Reaction to Ballyholland Massacre

Even fellow military men recoiled in horror at the unprovoked massacre at Ballyholland in 1797.  Some felt it contributed to the popularity of the United men in an area that had till then been peaceable and uninvolved.


In a letter addressed to the Government, one Captain Giffard wrote :

“I was directed to the route taken that day by the Ancient Britons, by the smoke and flames of burning houses.  I came upon the dead bodies of boys and men slain by them, even though no opposition whatever had been given to them – and to this testimony I shall answer to Almighty God. 

I believe not a single gun was fired but by the Britons or the Yeomanry.  I declare there was nothing to fire at, save old men, women and children.  From ten to twenty were killed outright, many wounded and eight houses burned.

Two of the Britons, desiring to enter a gentleman’s residence, the yard gate was opened to them by a lad, who, for his civility they shot and cut to pieces.”

In his history of the times, Ireland from its Union, Plowden records that …

“Among the murdered were a woman and an old man of seventy.  A woman was fired at and two boys shot, one of them ten years old, the other six.” 

Concerning the latter, he records,  “Near the gate stood a boy about six years old, whom they ordered to open it.  The child said he would if they would not hurt him.  Before he could do so, one of the Britons struck him over the gate with a sabre and broke his arm.  They still insisted upon him opening it which the child did with his other arm.  They rode through and cut the boy up with their sabres and one of them made his horse (with great difficulty) trample upon him.”

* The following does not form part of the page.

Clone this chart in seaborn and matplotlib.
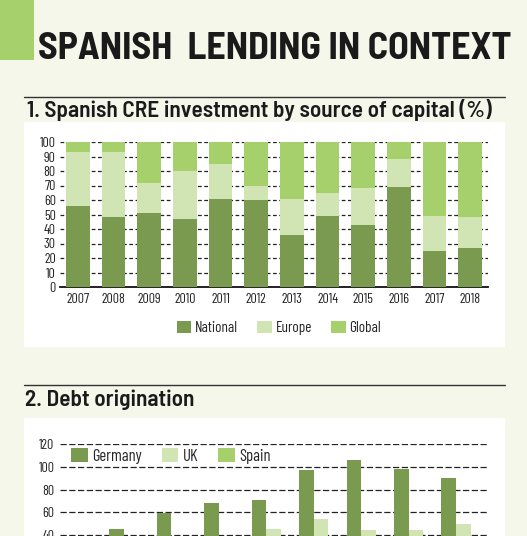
import numpy as np
import pandas as pd
import matplotlib
matplotlib.use("Agg")
import matplotlib.pyplot as plt
from matplotlib.patches import Rectangle, Patch
import seaborn as sns

# chart 1: Spanish CRE investment by source of capital (%)
years = ["2007", "2008", "2009", "2010", "2011", "2012",
         "2013", "2014", "2015", "2016", "2017", "2018"]
national = [56, 48, 51, 47, 61, 60, 36, 49, 43, 69, 25, 27]
europe = [37, 45, 21, 33, 24, 10, 25, 16, 25, 19, 24, 21]
global_ = [100 - n - e for n, e in zip(national, europe)]

# chart 2: Debt origination (only the upper part is visible)
debt_years = ["2010", "2011", "2012", "2013", "2014", "2015", "2016", "2017", "2018"]
germany = [35, 45, 59, 68, 71, 97, 106, 98, 90]
uk = [25, 28, 30, 36, 45, 54, 44, 44, 50]
spain = [8, 6, 5, 7, 10, 14, 18, 20, 22]

DARK = "#7a9a50"
LIGHT = "#d0e4b4"
MID = "#a6d06c"
BG = "#f4f7ea"
INK = "#1a1a1a"

sns.set_style("white")
plt.rcParams["font.family"] = ["Barlow Condensed", "DejaVu Sans"]

W, H = 527, 536
fig = plt.figure(figsize=(W / 100, H / 100), dpi=100, facecolor=BG)


def px(x0, y0, x1, y1):
    # pixel box (top-left origin) -> figure fraction rect
    return [x0 / W, 1 - y1 / H, (x1 - x0) / W, (y1 - y0) / H]


def fit_width(txt, width_px):
    # shrink/grow a heading so it spans the same width as in the reference
    r = fig.canvas.get_renderer()
    w = txt.get_window_extent(renderer=r).width
    txt.set_fontsize(txt.get_fontsize() * width_px / w)


# decorations (behind the axes)
fig.patches.append(Rectangle((0, 1 - 60 / H), 34 / W, 60 / H, transform=fig.transFigure,
                             facecolor=MID, edgecolor="none", zorder=-5))
fig.patches.append(Rectangle((24 / W, 1 - 347 / H), 481 / W, 225 / H, transform=fig.transFigure,
                             facecolor="white", edgecolor="none", zorder=-5))
fig.patches.append(Rectangle((24 / W, -0.05), 481 / W, 0.05 + 118 / H, transform=fig.transFigure,
                             facecolor="white", edgecolor="none", zorder=-5))
for yl in (96.5, 385):
    fig.lines.append(plt.Line2D([24 / W, 505 / W], [1 - yl / H] * 2, transform=fig.transFigure,
                                color="#333333", lw=1))

t0 = fig.text(38 / W, 1 - 59 / H, "SPANISH  LENDING IN CONTEXT", fontsize=27,
              fontweight="bold", color=INK, va="baseline", ha="left", family="Barlow Semi Condensed")
t1 = fig.text(27 / W, 1 - 117 / H, "1. Spanish CRE investment by source of capital (%)",
              fontsize=16, fontweight="semibold", color=INK, va="baseline", ha="left",
              family="Barlow Semi Condensed")
t2 = fig.text(25 / W, 1 - 406.5 / H, "2. Debt origination",
              fontsize=16, fontweight="semibold", color=INK, va="baseline", ha="left",
              family="Barlow Semi Condensed")
fit_width(t0, 474)
fit_width(t1, 466)
t2.set_fontsize(t1.get_fontsize())

# ---------------- chart 1 ----------------
ax1 = fig.add_axes(px(60, 142, 488, 287))
ax1.set_facecolor("none")
df1 = pd.DataFrame({"year": years, "national": national, "europe": europe, "global": global_})
df1["ne"] = df1["national"] + df1["europe"]
df1["total"] = df1["ne"] + df1["global"]
for col, c in (("total", MID), ("ne", LIGHT), ("national", DARK)):
    sns.barplot(data=df1, x="year", y=col, color=c, width=0.67, saturation=1,
                linewidth=0, ax=ax1, zorder=3)
ax1.set_ylim(0, 100)
ax1.set_xlim(-0.5, len(years) - 0.5)
ax1.set_yticks(range(0, 101, 10))
ax1.yaxis.grid(True, linestyle=(0, (3, 2)), color="#222222", lw=0.9)
ax1.set_axisbelow(True)
for s in ("top", "right", "left"):
    ax1.spines[s].set_visible(False)
ax1.spines["bottom"].set_color("#111111")
ax1.spines["bottom"].set_linewidth(1.3)
ax1.tick_params(axis="both", length=0, labelsize=10, colors="#222222")
ax1.tick_params(axis="y", pad=3)
ax1.tick_params(axis="x", pad=4)
ax1.set_xlabel("")
ax1.set_ylabel("")
handles1 = [Patch(facecolor=c, edgecolor="none") for c in (DARK, LIGHT, MID)]
ax1.legend(handles1, ["National", "Europe", "Global"], ncol=3, frameon=False,
           loc="center", bbox_to_anchor=(279 / W, 1 - 328 / H), bbox_transform=fig.transFigure,
           fontsize=11, handlelength=0.95, handleheight=0.9, handletextpad=0.25, columnspacing=1.25)

# ---------------- chart 2 ----------------
ax2 = fig.add_axes(px(60, 444.3, 487, 580.4))
ax2.set_facecolor("none")
df2 = pd.DataFrame({
    "year": debt_years * 3,
    "value": germany + uk + spain,
    "country": ["Germany"] * len(debt_years) + ["UK"] * len(debt_years) + ["Spain"] * len(debt_years),
})
sns.barplot(data=df2, x="year", y="value", hue="country",
            palette={"Germany": DARK, "UK": LIGHT, "Spain": MID},
            width=0.92, saturation=1, linewidth=0, ax=ax2, zorder=3, legend=False)
ax2.set_ylim(0, 120)
ax2.set_xlim(-0.5, len(debt_years) - 0.5)
ax2.set_yticks(range(0, 121, 20))
ax2.yaxis.grid(True, linestyle=(0, (5, 2)), color="#222222", lw=0.9)
ax2.set_axisbelow(True)
for s in ("top", "right", "left", "bottom"):
    ax2.spines[s].set_visible(False)
ax2.tick_params(axis="both", length=0, labelsize=10, colors="#222222")
ax2.tick_params(axis="y", pad=4)
ax2.tick_params(axis="x", labelbottom=False)  # year labels sit below the visible crop
ax2.set_xlabel("")
ax2.set_ylabel("")
handles2 = [Patch(facecolor=c, edgecolor="none") for c in (DARK, LIGHT, MID)]
ax2.legend(handles2, ["Germany", "UK", "Spain"], ncol=3, frameon=False,
           loc="center left", bbox_to_anchor=(56 / W, 1 - 456 / H), bbox_transform=fig.transFigure,
           fontsize=12, handlelength=1.0, handleheight=0.9, handletextpad=0.25, columnspacing=1.2)

fig.savefig("out.png", dpi=100, facecolor=BG)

Another account of the Ballyholland massacre is given by “Observor” in Madden’s “United Irishmen”. 

Plowden goes on to voice the opinion that “this atrocious massacre has always been considered to have contributed to the rebellion that took place the following year”.

“The Britons never afterwards,” he says, ” came in contact with the rebels without being remembered of Ballyholland and they were generally refused quarter … they exceeded one thousand effective men and it is considered that not nearly one tenth of the privates who first came over survived the contest.”

The Protestant statesman Henry Grattan referred to the ‘barbarities committed on the habitations, property and persons of the people’.

Lord Moira, an Ulster Protestant landlord, told a similar tale of capricious house-burning, torture and wanton destruction of property in what he referred to as ‘one of the most peaceable portions of this province before the insurrection’.